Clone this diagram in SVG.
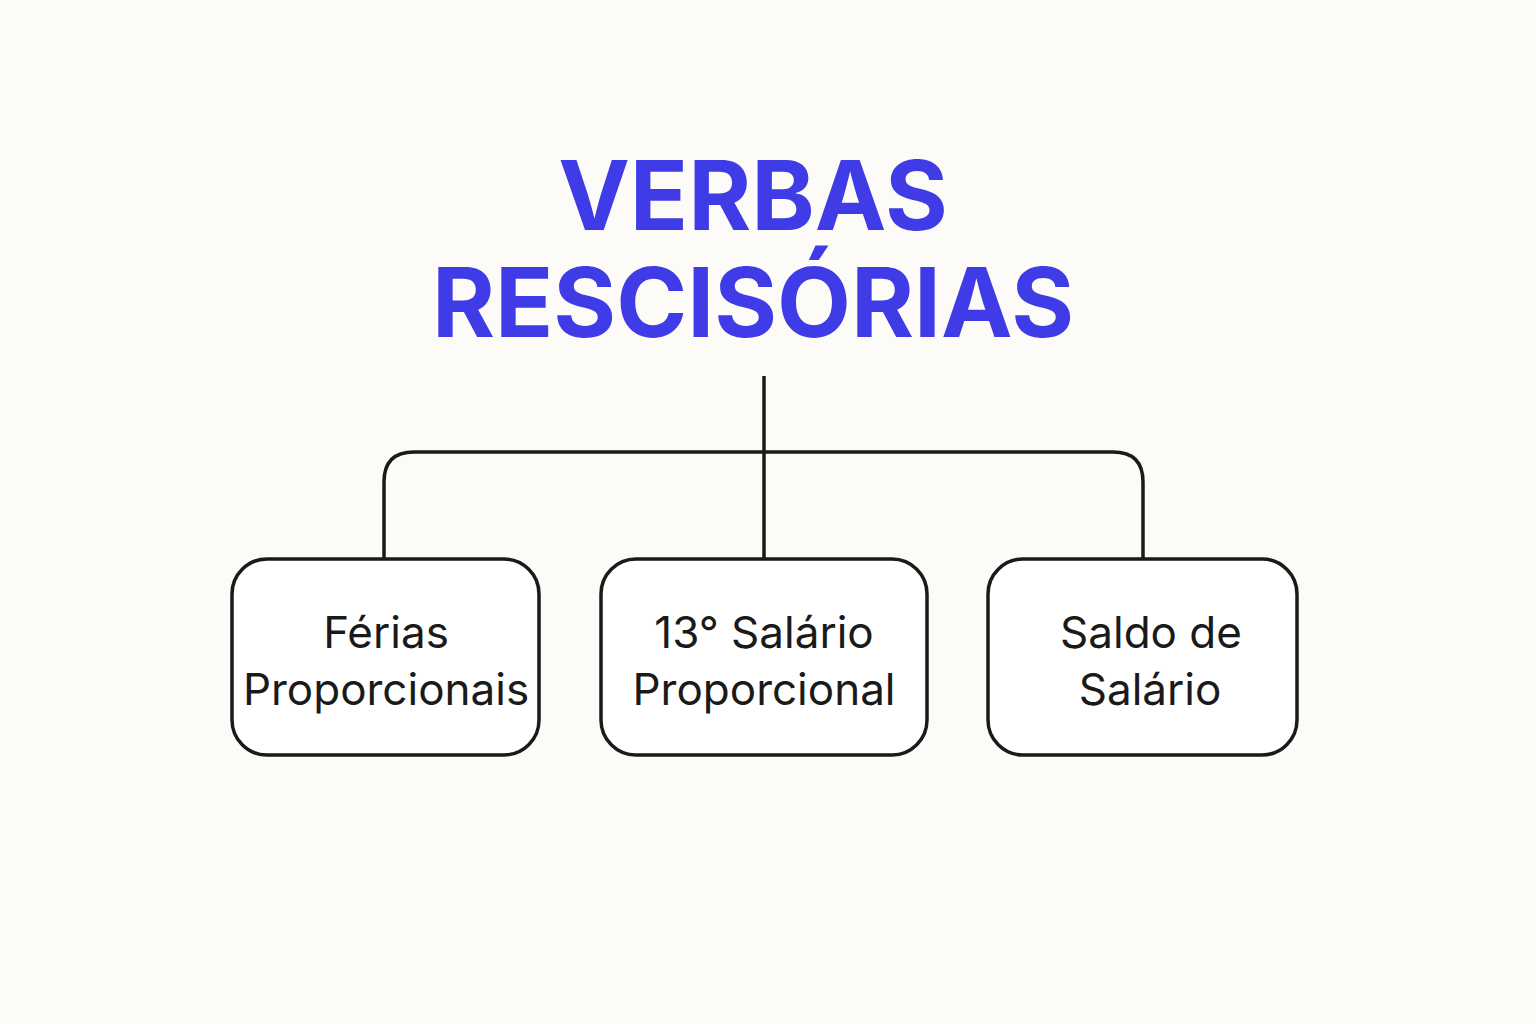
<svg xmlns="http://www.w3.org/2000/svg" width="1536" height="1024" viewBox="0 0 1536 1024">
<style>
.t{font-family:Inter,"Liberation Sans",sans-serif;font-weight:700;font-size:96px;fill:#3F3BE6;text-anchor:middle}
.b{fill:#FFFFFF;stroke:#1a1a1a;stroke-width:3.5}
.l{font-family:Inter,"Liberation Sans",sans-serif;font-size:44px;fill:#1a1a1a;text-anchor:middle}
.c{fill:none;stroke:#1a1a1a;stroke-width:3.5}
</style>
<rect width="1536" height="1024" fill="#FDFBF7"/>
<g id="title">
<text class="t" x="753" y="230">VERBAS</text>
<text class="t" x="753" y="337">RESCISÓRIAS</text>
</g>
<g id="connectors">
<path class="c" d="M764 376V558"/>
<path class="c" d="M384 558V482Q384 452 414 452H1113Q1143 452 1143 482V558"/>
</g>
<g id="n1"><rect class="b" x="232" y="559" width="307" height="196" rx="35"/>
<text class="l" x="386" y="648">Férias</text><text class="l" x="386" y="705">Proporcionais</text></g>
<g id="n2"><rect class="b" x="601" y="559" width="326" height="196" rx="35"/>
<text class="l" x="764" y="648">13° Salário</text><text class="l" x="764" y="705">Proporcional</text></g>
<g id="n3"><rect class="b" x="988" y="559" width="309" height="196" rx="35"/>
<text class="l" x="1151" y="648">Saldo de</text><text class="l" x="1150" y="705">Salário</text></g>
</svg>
━━━━
Print the full listing exactly, dropping the pictures.

Clone this diagram in SVG.
<svg xmlns="http://www.w3.org/2000/svg" width="1536" height="1024" viewBox="0 0 1536 1024">
<style>
.t{font-family:Inter,"Liberation Sans",sans-serif;font-weight:700;font-size:96px;fill:#3F3BE6;text-anchor:middle}
.b{fill:#FFFFFF;stroke:#1a1a1a;stroke-width:3.5}
.l{font-family:Inter,"Liberation Sans",sans-serif;font-size:44px;fill:#1a1a1a;text-anchor:middle}
.c{fill:none;stroke:#1a1a1a;stroke-width:3.5}
</style>
<rect width="1536" height="1024" fill="#FDFBF7"/>
<g id="title">
<text class="t" x="753" y="230">VERBAS</text>
<text class="t" x="753" y="337">RESCISÓRIAS</text>
</g>
<g id="connectors">
<path class="c" d="M764 376V558"/>
<path class="c" d="M384 558V482Q384 452 414 452H1113Q1143 452 1143 482V558"/>
</g>
<g id="n1"><rect class="b" x="232" y="559" width="307" height="196" rx="35"/>
<text class="l" x="386" y="648">Férias</text><text class="l" x="386" y="705">Proporcionais</text></g>
<g id="n2"><rect class="b" x="601" y="559" width="326" height="196" rx="35"/>
<text class="l" x="764" y="648">13° Salário</text><text class="l" x="764" y="705">Proporcional</text></g>
<g id="n3"><rect class="b" x="988" y="559" width="309" height="196" rx="35"/>
<text class="l" x="1151" y="648">Saldo de</text><text class="l" x="1150" y="705">Salário</text></g>
</svg>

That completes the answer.